Transport Scotland’s claim that buildings found next to the M74 are that of the village of Cadzow has been challenged by a historian.
Four medieval structures and a range of artefacts were found near the M74 during an archaeological dig.
It is believed that the remains belonged to the “lost” village of Cadzow.
The claim has since been challenged by Ed Archer of the Lanark and District Archaeological Society who believes the discovery is remnants of Netherton.
Netherton is known to be have been inhabited until the 17th century, while Cadzow dates back much further and is likely to have been situated where Chatelherault Park is today, in the area known as the High Parks.

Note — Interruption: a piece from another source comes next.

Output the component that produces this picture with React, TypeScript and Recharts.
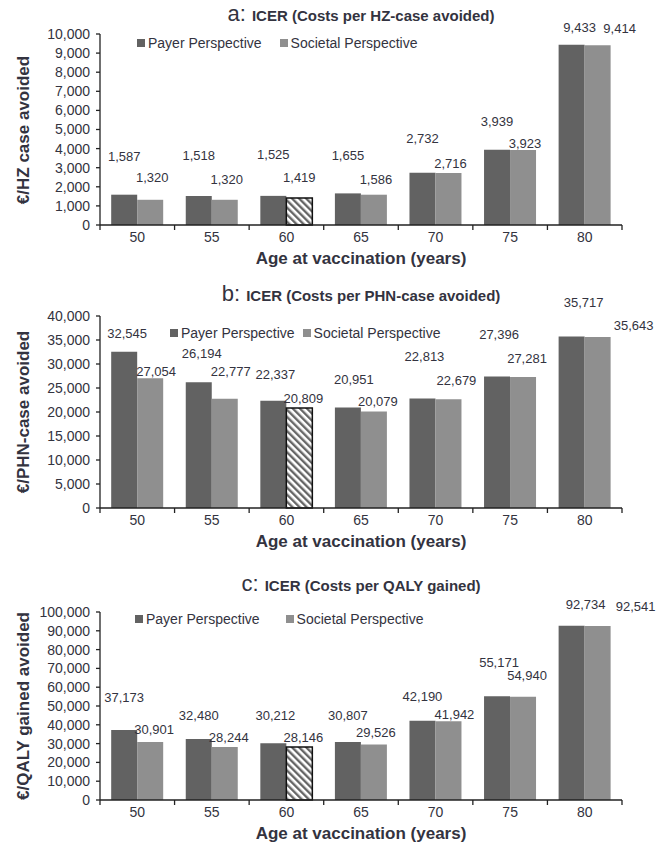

Cadzow is mentioned in the legend of the fish and the ring, which took place on the banks of the River Avon are 590AD, however, the findings near the M74 are a long way from the Avon.
This would mean that the remains of Cadzow have yet to be found.
Ed said: “Cadzow is generally thought to be the area up in the High Parks and it was one of the palaces of the kings of Strathclyde.
“Netherton appears in the 12th century around a motte, medieval earth castle. It was in a thickly wooded area between the mausoleum and the M74 service station.
“The cross was over from this point nearer to the Clyde.
“The village of Netherton, as the excavations have shown, survived into the 17th century.
“It was the creation of the replacement of Hamilton Palace in 1695 that led to the eventual demise of Netherton and so it has remained in obscurity until 2016.”
However, archaeologists behind the find are supporting their assertions.
Warren Bailie, project manager at Guard Archaeology, said: “Information relating to this dig which took place on the M74 verge and other local archaeological and historical sites, is based on the very best available evidence, including Historic Environment Scotland sources, which state that the area investigated has long been considered to be the old town of Cadzow.”